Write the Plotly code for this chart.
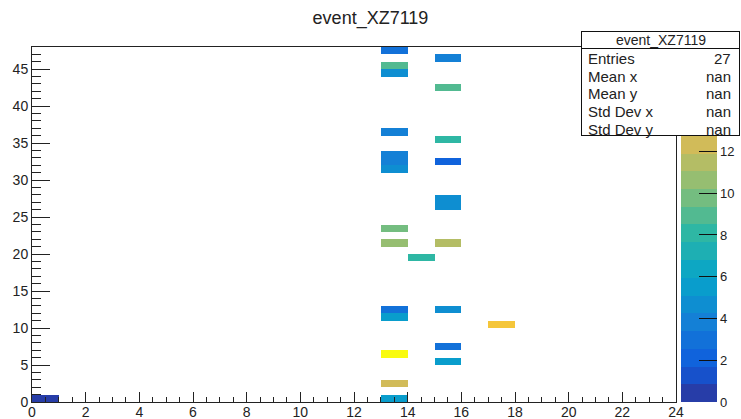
import numpy as np
import plotly.graph_objects as go

# ---------------- data ----------------
title_text = "event_XZ7119"
cell_x = [0, 13, 13, 13, 13, 13, 13, 13, 13, 13, 13, 13, 13, 13, 13,
          14, 15, 15, 15, 15, 15, 15, 15, 15, 15, 15, 17]
cell_y = [0, 0, 2, 6, 11, 12, 21, 23, 31, 32, 33, 36, 44, 45, 47,
          19, 5, 7, 12, 21, 26, 27, 32, 35, 42, 46, 10]
cell_val = [0.5, 5.5, 12.5, 17.0, 5.2, 3.2, 10.8, 9.5, 4.6, 4.0, 4.2, 3.5, 4.5, 8.8, 3.0,
            8.0, 5.3, 2.6, 4.6, 11.5, 4.6, 4.4, 2.5, 8.0, 8.6, 3.5, 14.0]
n_xbins, n_ybins = 24, 48
z_min, z_max = 0.0, 17.0
n_contours = 20
x_ticks = list(range(0, 25, 2))
y_ticks = list(range(0, 46, 5))
z_ticks = list(range(0, 13, 2))
stats_labels = ["Entries", "Mean x", "Mean y", "Std Dev x", "Std Dev y"]
stats_values = ["27", "nan", "nan", "nan", "nan"]

# ---------------- ROOT kBird palette ----------------
stops = [0.0, 0.125, 0.25, 0.375, 0.5, 0.625, 0.75, 0.875, 1.0]
R = [0.2082, 0.0592, 0.0780, 0.0232, 0.1802, 0.5301, 0.8186, 0.9956, 0.9764]
G = [0.1664, 0.3599, 0.5041, 0.6419, 0.7178, 0.7492, 0.7328, 0.7862, 0.9832]
B = [0.5293, 0.8684, 0.8385, 0.7914, 0.6425, 0.4662, 0.3499, 0.1968, 0.0539]


def bird(f):
    return "rgb(%d,%d,%d)" % (round(255 * np.interp(f, stops, R)),
                              round(255 * np.interp(f, stops, G)),
                              round(255 * np.interp(f, stops, B)))


colorscale = []
for i in range(n_contours):
    idx = min(int((i + 0.99) * 255 / n_contours), 254)
    c = bird(idx / 254)
    colorscale.append([i / n_contours, c])
    colorscale.append([(i + 1) / n_contours, c])

z = [[None] * n_xbins for _ in range(n_ybins)]
for xi, yi, v in zip(cell_x, cell_y, cell_val):
    z[yi][xi] = v

# ---------------- geometry ----------------
W, H = 741, 419
ML, MR, MT, MB = 32, 65, 47, 17
PW, PH = W - ML - MR, H - MT - MB


def px2x(px):
    return (px - ML) / PW


def py2y(py):
    return (H - MB - py) / PH


FONT = "Liberation Sans, Arial, Helvetica, sans-serif"
TXT = "#222222"

fig = go.Figure()
fig.add_trace(go.Heatmap(
    z=z, x0=0.5, dx=1, y0=0.5, dy=1,
    zmin=z_min, zmax=z_max, colorscale=colorscale,
    hoverinfo="skip", xgap=0, ygap=0,
    colorbar=dict(
        x=px2x(681), xanchor="left", xpad=0,
        y=0, yanchor="bottom", ypad=0, len=1, lenmode="fraction",
        thickness=36, outlinewidth=0,
        tickmode="array", tickvals=z_ticks,
        ticks="inside", ticklen=18, tickcolor="#111", tickwidth=1,
        tickfont=dict(family=FONT, size=13, color=TXT),
    ),
))

fig.update_xaxes(
    range=[0, n_xbins], showgrid=False, zeroline=False,
    showline=True, linecolor="#222", linewidth=1, mirror=True,
    tickmode="array", tickvals=x_ticks, ticks="inside", ticklen=10,
    tickcolor="#222", tickfont=dict(family=FONT, size=14, color=TXT),
    ticklabelstandoff=-3,
    minor=dict(dtick=0.5, ticks="inside", ticklen=5, tickcolor="#222", showgrid=False),
)
fig.update_yaxes(
    range=[0, n_ybins], showgrid=False, zeroline=False,
    showline=True, linecolor="#222", linewidth=1, mirror=True,
    tickmode="array", tickvals=y_ticks, ticks="inside", ticklen=18,
    tickcolor="#222", tickfont=dict(family=FONT, size=14, color=TXT),
    minor=dict(dtick=1, ticks="inside", ticklen=9, tickcolor="#222", showgrid=False),
)

# ---------------- stats box ----------------
bx0, bx1, by0, by1, bsep = 581, 740, 31, 136, 48
ann = []
ann.append(dict(xref="paper", yref="paper", x=px2x((bx0 + bx1) / 2), y=py2y((by0 + by1) / 2),
                xanchor="center", yanchor="middle", text=" ", showarrow=False,
                width=bx1 - bx0 - 2, height=by1 - by0 - 2, borderpad=0,
                bgcolor="white", bordercolor="#111", borderwidth=1))
ann.append(dict(xref="paper", yref="paper", x=px2x((bx0 + bx1) / 2), y=py2y((by0 + bsep) / 2),
                xanchor="center", yanchor="middle", text=" ", showarrow=False,
                width=bx1 - bx0 - 2, height=bsep - by0 - 1, borderpad=0,
                bgcolor="rgba(0,0,0,0)", bordercolor="#111", borderwidth=1))
ann.append(dict(xref="paper", yref="paper", x=px2x((bx0 + bx1) / 2), y=py2y(39.5),
                xanchor="center", yanchor="middle", text=title_text, showarrow=False,
                font=dict(family=FONT, size=14, color=TXT)))
row_y = [58.5, 76, 93.5, 112, 129]
for lab, val, ry in zip(stats_labels, stats_values, row_y):
    ann.append(dict(xref="paper", yref="paper", x=px2x(586), y=py2y(ry),
                    xanchor="left", yanchor="middle", text=lab, showarrow=False,
                    font=dict(family=FONT, size=15, color=TXT)))
    ann.append(dict(xref="paper", yref="paper", x=px2x(733), y=py2y(ry),
                    xanchor="right", yanchor="middle", text=val, showarrow=False,
                    font=dict(family=FONT, size=15, color=TXT)))

fig.update_layout(
    width=W, height=H, margin=dict(l=ML, r=MR, t=MT, b=MB, autoexpand=False),
    paper_bgcolor="white", plot_bgcolor="white",
    title=dict(text=title_text, x=0.5, xref="container", xanchor="center",
               y=1 - 18 / H, yref="container", yanchor="middle",
               font=dict(family=FONT, size=18, color=TXT)),
    annotations=ann, showlegend=False,
)

fig.write_html("out.html")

- **What the task asks**
Transcribe all the lines above exactly, apart from the pictures.

- **Completed task**
Write the Plotly code for this chart.
import numpy as np
import plotly.graph_objects as go

# ---------------- data ----------------
title_text = "event_XZ7119"
cell_x = [0, 13, 13, 13, 13, 13, 13, 13, 13, 13, 13, 13, 13, 13, 13,
          14, 15, 15, 15, 15, 15, 15, 15, 15, 15, 15, 17]
cell_y = [0, 0, 2, 6, 11, 12, 21, 23, 31, 32, 33, 36, 44, 45, 47,
          19, 5, 7, 12, 21, 26, 27, 32, 35, 42, 46, 10]
cell_val = [0.5, 5.5, 12.5, 17.0, 5.2, 3.2, 10.8, 9.5, 4.6, 4.0, 4.2, 3.5, 4.5, 8.8, 3.0,
            8.0, 5.3, 2.6, 4.6, 11.5, 4.6, 4.4, 2.5, 8.0, 8.6, 3.5, 14.0]
n_xbins, n_ybins = 24, 48
z_min, z_max = 0.0, 17.0
n_contours = 20
x_ticks = list(range(0, 25, 2))
y_ticks = list(range(0, 46, 5))
z_ticks = list(range(0, 13, 2))
stats_labels = ["Entries", "Mean x", "Mean y", "Std Dev x", "Std Dev y"]
stats_values = ["27", "nan", "nan", "nan", "nan"]

# ---------------- ROOT kBird palette ----------------
stops = [0.0, 0.125, 0.25, 0.375, 0.5, 0.625, 0.75, 0.875, 1.0]
R = [0.2082, 0.0592, 0.0780, 0.0232, 0.1802, 0.5301, 0.8186, 0.9956, 0.9764]
G = [0.1664, 0.3599, 0.5041, 0.6419, 0.7178, 0.7492, 0.7328, 0.7862, 0.9832]
B = [0.5293, 0.8684, 0.8385, 0.7914, 0.6425, 0.4662, 0.3499, 0.1968, 0.0539]


def bird(f):
    return "rgb(%d,%d,%d)" % (round(255 * np.interp(f, stops, R)),
                              round(255 * np.interp(f, stops, G)),
                              round(255 * np.interp(f, stops, B)))


colorscale = []
for i in range(n_contours):
    idx = min(int((i + 0.99) * 255 / n_contours), 254)
    c = bird(idx / 254)
    colorscale.append([i / n_contours, c])
    colorscale.append([(i + 1) / n_contours, c])

z = [[None] * n_xbins for _ in range(n_ybins)]
for xi, yi, v in zip(cell_x, cell_y, cell_val):
    z[yi][xi] = v

# ---------------- geometry ----------------
W, H = 741, 419
ML, MR, MT, MB = 32, 65, 47, 17
PW, PH = W - ML - MR, H - MT - MB


def px2x(px):
    return (px - ML) / PW


def py2y(py):
    return (H - MB - py) / PH


FONT = "Liberation Sans, Arial, Helvetica, sans-serif"
TXT = "#222222"

fig = go.Figure()
fig.add_trace(go.Heatmap(
    z=z, x0=0.5, dx=1, y0=0.5, dy=1,
    zmin=z_min, zmax=z_max, colorscale=colorscale,
    hoverinfo="skip", xgap=0, ygap=0,
    colorbar=dict(
        x=px2x(681), xanchor="left", xpad=0,
        y=0, yanchor="bottom", ypad=0, len=1, lenmode="fraction",
        thickness=36, outlinewidth=0,
        tickmode="array", tickvals=z_ticks,
        ticks="inside", ticklen=18, tickcolor="#111", tickwidth=1,
        tickfont=dict(family=FONT, size=13, color=TXT),
    ),
))

fig.update_xaxes(
    range=[0, n_xbins], showgrid=False, zeroline=False,
    showline=True, linecolor="#222", linewidth=1, mirror=True,
    tickmode="array", tickvals=x_ticks, ticks="inside", ticklen=10,
    tickcolor="#222", tickfont=dict(family=FONT, size=14, color=TXT),
    ticklabelstandoff=-3,
    minor=dict(dtick=0.5, ticks="inside", ticklen=5, tickcolor="#222", showgrid=False),
)
fig.update_yaxes(
    range=[0, n_ybins], showgrid=False, zeroline=False,
    showline=True, linecolor="#222", linewidth=1, mirror=True,
    tickmode="array", tickvals=y_ticks, ticks="inside", ticklen=18,
    tickcolor="#222", tickfont=dict(family=FONT, size=14, color=TXT),
    minor=dict(dtick=1, ticks="inside", ticklen=9, tickcolor="#222", showgrid=False),
)

# ---------------- stats box ----------------
bx0, bx1, by0, by1, bsep = 581, 740, 31, 136, 48
ann = []
ann.append(dict(xref="paper", yref="paper", x=px2x((bx0 + bx1) / 2), y=py2y((by0 + by1) / 2),
                xanchor="center", yanchor="middle", text=" ", showarrow=False,
                width=bx1 - bx0 - 2, height=by1 - by0 - 2, borderpad=0,
                bgcolor="white", bordercolor="#111", borderwidth=1))
ann.append(dict(xref="paper", yref="paper", x=px2x((bx0 + bx1) / 2), y=py2y((by0 + bsep) / 2),
                xanchor="center", yanchor="middle", text=" ", showarrow=False,
                width=bx1 - bx0 - 2, height=bsep - by0 - 1, borderpad=0,
                bgcolor="rgba(0,0,0,0)", bordercolor="#111", borderwidth=1))
ann.append(dict(xref="paper", yref="paper", x=px2x((bx0 + bx1) / 2), y=py2y(39.5),
                xanchor="center", yanchor="middle", text=title_text, showarrow=False,
                font=dict(family=FONT, size=14, color=TXT)))
row_y = [58.5, 76, 93.5, 112, 129]
for lab, val, ry in zip(stats_labels, stats_values, row_y):
    ann.append(dict(xref="paper", yref="paper", x=px2x(586), y=py2y(ry),
                    xanchor="left", yanchor="middle", text=lab, showarrow=False,
                    font=dict(family=FONT, size=15, color=TXT)))
    ann.append(dict(xref="paper", yref="paper", x=px2x(733), y=py2y(ry),
                    xanchor="right", yanchor="middle", text=val, showarrow=False,
                    font=dict(family=FONT, size=15, color=TXT)))

fig.update_layout(
    width=W, height=H, margin=dict(l=ML, r=MR, t=MT, b=MB, autoexpand=False),
    paper_bgcolor="white", plot_bgcolor="white",
    title=dict(text=title_text, x=0.5, xref="container", xanchor="center",
               y=1 - 18 / H, yref="container", yanchor="middle",
               font=dict(family=FONT, size=18, color=TXT)),
    annotations=ann, showlegend=False,
)

fig.write_html("out.html")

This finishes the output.